[start RECORDS SUPPLIED]

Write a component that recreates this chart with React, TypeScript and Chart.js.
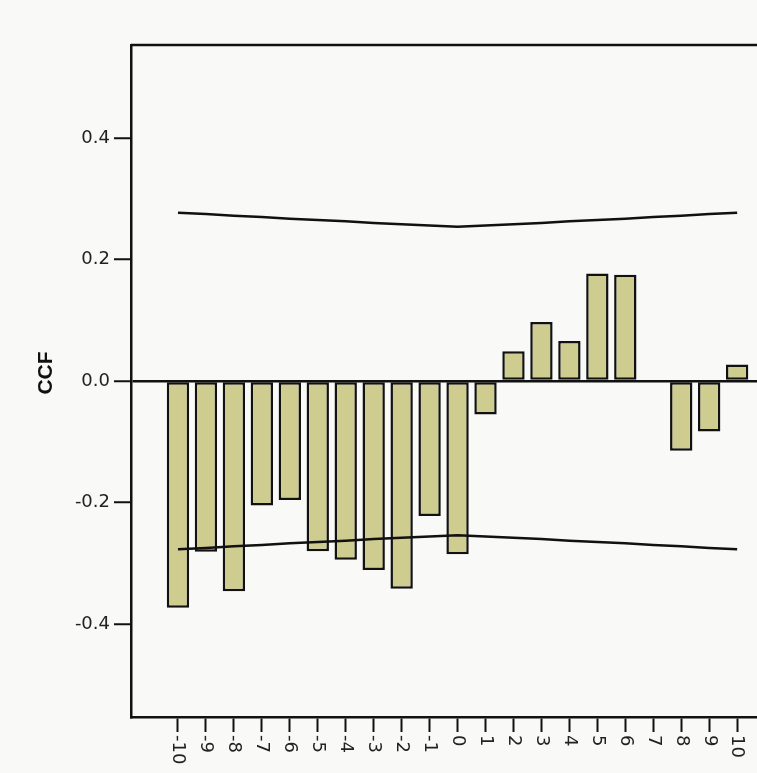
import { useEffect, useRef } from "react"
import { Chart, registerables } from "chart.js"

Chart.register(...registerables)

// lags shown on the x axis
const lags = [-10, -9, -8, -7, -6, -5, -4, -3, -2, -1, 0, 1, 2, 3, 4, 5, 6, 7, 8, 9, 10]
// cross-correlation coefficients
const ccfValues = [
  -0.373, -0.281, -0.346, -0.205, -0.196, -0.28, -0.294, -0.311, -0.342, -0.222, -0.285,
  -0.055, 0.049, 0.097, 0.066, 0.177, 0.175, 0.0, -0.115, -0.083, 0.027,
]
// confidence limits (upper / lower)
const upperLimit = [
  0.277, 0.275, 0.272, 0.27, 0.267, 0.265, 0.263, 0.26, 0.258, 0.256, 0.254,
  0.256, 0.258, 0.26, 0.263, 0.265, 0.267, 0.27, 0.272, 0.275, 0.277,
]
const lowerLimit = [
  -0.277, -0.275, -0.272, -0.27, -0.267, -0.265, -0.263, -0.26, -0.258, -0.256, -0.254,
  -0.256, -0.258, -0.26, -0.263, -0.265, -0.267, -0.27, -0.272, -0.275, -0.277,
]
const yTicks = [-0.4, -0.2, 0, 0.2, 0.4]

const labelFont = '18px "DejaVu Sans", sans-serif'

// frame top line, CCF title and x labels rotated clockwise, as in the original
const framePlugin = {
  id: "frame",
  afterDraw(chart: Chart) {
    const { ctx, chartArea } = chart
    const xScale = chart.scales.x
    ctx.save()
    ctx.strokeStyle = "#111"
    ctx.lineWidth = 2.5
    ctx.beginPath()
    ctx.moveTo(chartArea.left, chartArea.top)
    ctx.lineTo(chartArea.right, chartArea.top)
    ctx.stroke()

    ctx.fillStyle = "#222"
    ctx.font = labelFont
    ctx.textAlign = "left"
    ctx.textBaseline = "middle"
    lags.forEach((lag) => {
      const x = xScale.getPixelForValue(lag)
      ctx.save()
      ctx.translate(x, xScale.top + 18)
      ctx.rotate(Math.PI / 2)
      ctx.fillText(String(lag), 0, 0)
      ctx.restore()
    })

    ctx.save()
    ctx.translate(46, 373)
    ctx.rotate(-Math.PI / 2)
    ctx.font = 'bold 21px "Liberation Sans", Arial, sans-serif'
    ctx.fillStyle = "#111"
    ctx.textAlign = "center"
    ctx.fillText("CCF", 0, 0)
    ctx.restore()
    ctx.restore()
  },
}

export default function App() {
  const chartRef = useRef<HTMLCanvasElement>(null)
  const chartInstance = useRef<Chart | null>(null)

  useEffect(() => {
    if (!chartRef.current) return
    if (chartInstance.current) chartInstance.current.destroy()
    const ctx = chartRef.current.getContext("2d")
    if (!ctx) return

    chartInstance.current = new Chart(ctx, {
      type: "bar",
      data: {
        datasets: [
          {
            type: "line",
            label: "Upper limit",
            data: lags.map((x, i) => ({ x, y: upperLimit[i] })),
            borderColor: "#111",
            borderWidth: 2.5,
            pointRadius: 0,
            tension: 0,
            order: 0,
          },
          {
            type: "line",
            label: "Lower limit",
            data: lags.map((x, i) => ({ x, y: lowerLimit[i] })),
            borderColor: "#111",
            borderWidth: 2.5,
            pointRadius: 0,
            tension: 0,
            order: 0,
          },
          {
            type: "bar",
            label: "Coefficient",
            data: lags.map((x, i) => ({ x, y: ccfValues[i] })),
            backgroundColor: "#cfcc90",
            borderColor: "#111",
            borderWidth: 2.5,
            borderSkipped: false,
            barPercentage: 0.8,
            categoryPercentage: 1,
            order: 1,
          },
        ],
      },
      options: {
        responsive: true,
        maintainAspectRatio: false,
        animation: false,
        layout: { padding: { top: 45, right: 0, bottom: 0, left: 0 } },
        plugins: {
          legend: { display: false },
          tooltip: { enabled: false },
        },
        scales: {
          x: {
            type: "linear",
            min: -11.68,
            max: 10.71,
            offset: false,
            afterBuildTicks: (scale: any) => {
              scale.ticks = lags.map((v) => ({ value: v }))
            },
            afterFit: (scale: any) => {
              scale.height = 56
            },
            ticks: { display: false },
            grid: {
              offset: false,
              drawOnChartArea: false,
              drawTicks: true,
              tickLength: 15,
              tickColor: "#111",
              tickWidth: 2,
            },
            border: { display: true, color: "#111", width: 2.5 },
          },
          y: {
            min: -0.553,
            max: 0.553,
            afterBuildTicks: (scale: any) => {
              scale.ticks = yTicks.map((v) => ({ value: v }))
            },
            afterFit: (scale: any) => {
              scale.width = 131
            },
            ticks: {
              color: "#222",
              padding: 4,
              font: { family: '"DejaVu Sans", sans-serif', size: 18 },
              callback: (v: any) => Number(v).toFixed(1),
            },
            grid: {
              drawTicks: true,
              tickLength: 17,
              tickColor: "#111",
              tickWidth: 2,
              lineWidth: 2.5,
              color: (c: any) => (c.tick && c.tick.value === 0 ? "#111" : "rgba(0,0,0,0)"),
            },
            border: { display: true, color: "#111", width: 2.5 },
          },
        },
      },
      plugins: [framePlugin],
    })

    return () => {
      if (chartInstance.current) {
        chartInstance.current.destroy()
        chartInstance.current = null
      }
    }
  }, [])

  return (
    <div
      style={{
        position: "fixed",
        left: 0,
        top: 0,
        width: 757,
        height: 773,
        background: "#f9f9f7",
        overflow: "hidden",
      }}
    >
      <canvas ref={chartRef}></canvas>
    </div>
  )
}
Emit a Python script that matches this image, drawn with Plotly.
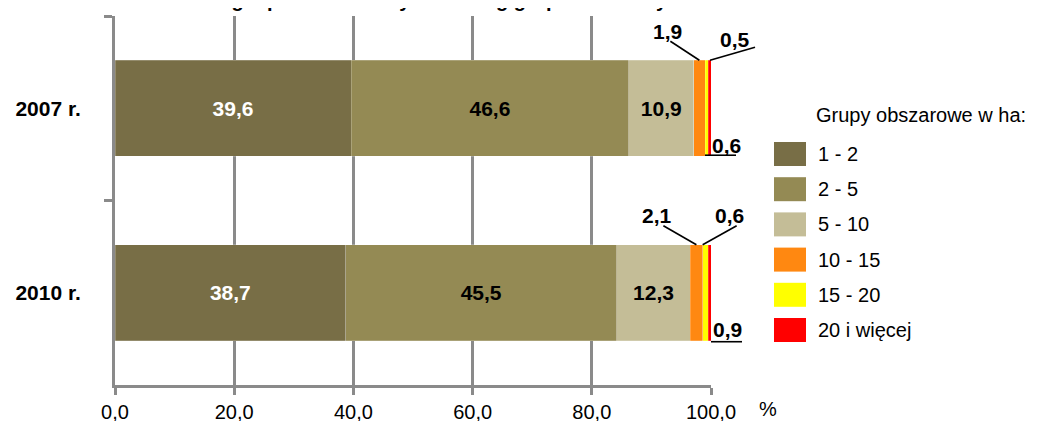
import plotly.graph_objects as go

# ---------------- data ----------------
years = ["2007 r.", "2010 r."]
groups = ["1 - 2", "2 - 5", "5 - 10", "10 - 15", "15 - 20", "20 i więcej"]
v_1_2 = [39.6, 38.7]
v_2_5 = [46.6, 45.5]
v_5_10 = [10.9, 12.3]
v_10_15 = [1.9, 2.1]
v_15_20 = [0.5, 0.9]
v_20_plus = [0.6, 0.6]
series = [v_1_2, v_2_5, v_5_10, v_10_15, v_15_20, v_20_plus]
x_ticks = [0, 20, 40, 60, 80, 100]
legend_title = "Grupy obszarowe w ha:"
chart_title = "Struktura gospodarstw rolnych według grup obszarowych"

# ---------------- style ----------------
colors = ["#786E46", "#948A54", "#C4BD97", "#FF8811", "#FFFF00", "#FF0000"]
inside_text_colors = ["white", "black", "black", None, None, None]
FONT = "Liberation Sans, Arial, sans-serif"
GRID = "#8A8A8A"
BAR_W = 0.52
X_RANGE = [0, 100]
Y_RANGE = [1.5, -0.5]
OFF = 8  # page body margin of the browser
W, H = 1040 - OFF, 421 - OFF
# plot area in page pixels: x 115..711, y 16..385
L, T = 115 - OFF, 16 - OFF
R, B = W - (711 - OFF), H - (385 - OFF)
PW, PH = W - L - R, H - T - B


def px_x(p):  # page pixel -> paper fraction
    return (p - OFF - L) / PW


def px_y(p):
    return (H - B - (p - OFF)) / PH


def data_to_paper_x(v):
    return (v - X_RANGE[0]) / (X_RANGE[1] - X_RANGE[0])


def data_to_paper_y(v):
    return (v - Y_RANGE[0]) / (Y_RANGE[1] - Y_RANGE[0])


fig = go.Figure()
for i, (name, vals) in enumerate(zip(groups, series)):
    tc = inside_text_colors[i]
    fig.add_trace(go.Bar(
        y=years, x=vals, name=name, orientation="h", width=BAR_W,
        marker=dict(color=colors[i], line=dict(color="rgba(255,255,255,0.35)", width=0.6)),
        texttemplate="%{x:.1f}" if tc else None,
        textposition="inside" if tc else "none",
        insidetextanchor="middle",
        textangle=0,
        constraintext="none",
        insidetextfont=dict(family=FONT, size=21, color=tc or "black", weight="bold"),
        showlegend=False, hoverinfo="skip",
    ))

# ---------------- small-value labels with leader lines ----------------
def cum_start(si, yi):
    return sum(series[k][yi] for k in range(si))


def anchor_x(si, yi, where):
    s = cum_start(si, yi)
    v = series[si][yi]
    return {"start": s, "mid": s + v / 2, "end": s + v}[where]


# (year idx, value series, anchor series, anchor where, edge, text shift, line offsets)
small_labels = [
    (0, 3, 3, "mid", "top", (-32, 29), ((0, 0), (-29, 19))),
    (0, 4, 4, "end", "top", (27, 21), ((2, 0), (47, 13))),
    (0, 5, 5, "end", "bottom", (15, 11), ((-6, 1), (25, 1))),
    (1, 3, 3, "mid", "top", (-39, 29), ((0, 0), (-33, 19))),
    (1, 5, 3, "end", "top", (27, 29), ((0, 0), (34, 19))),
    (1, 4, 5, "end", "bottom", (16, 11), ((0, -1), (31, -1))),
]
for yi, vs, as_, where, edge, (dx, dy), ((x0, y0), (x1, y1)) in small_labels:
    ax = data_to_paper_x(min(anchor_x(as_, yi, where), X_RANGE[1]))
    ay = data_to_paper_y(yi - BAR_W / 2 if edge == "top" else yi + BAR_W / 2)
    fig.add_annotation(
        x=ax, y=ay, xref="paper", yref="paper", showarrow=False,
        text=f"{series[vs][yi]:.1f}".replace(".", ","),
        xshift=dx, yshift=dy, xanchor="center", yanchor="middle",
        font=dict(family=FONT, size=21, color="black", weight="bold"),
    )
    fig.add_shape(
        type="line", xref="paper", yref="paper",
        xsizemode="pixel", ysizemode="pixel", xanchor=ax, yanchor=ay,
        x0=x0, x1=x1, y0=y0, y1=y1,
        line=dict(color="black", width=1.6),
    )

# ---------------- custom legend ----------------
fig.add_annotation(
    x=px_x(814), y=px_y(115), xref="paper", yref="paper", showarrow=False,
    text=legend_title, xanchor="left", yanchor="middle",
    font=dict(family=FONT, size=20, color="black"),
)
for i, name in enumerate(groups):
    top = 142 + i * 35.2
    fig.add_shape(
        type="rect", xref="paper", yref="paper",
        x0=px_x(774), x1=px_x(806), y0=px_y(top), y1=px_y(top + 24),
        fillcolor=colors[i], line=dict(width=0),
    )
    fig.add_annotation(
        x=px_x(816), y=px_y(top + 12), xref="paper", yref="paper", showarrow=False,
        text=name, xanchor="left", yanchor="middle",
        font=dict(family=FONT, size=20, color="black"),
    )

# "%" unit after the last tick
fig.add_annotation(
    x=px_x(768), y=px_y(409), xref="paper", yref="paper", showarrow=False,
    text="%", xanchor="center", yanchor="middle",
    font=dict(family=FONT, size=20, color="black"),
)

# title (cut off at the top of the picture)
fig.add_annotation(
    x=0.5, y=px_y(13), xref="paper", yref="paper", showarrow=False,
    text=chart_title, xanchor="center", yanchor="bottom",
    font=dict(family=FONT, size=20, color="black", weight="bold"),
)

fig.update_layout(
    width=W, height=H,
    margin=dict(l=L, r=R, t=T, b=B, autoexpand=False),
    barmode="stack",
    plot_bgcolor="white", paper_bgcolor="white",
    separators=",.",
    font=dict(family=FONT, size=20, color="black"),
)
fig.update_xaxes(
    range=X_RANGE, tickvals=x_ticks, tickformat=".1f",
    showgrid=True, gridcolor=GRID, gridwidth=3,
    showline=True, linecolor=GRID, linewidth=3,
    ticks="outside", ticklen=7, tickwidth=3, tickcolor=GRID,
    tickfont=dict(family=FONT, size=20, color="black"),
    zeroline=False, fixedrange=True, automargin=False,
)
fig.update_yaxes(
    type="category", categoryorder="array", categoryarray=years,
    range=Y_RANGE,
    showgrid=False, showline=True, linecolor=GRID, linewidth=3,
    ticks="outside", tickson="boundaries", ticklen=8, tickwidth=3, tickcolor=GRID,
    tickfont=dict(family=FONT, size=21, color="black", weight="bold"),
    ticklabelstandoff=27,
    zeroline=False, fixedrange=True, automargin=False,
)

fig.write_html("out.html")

[end RECORDS SUPPLIED]

WHAT TO PRODUCE. Repeat the lines from where the entries begin to the line with "Chart.register(...registerables)", both included. Any picture is left out.

SOLUTION FOR THIS PROBLEM.
Write a component that recreates this chart with React, TypeScript and Chart.js.
import { useEffect, useRef } from "react"
import { Chart, registerables } from "chart.js"

Chart.register(...registerables)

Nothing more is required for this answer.